Do NOT suggest next steps. Do NOT mention what they could do next. The user knows what they want to do.
Post-undo safety check
After the reset in Step 5 (before the log update in Step 6), run:
git status --porcelain
Check whether any unexpected .director/ changes remain. Specifically, look for orphaned .done.md files -- these are task files that were renamed when the task was completed, but the rename was not properly included in the saved change.
If orphaned .done.md files exist for the task that was just undone:
Rename them back to .md:
mv [path/to/task-file.done.md] [path/to/task-file.md]
This handles the edge case where the state update in the build workflow did not get included in the saved change properly.
If no unexpected changes: Continue normally to Step 6.
Language Reminders
Throughout the entire undo flow, follow these rules:
- Use Director's vocabulary: Say "going back" not "reverting" or "rolling back". Say "saved change" not "commit". Say "going back to before" not "resetting".

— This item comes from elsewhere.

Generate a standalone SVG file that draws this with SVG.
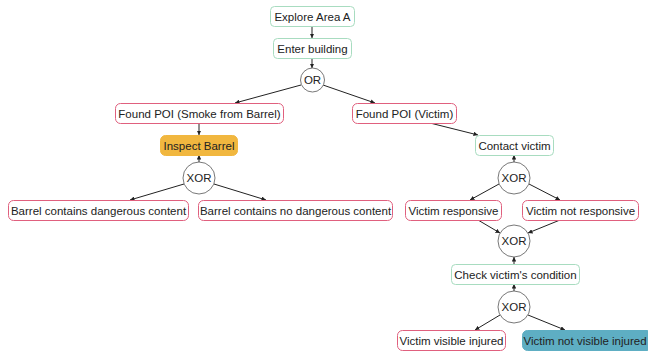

- Never mention git, branches, hashes, or diffs to the user. The user sees "Going back to before [task]" not "Resetting HEAD to [hash]".
- Be calm and reassuring. Undo is a safe operation. The user's project is fine. They are not losing anything permanently -- they are choosing to go back to a known good state.
- Never blame the user for wanting to undo. Going back is a normal part of building. It means they are experimenting and learning.
- Follow
reference/terminology.md and reference/plain-language-guide.md for all user-facing messages.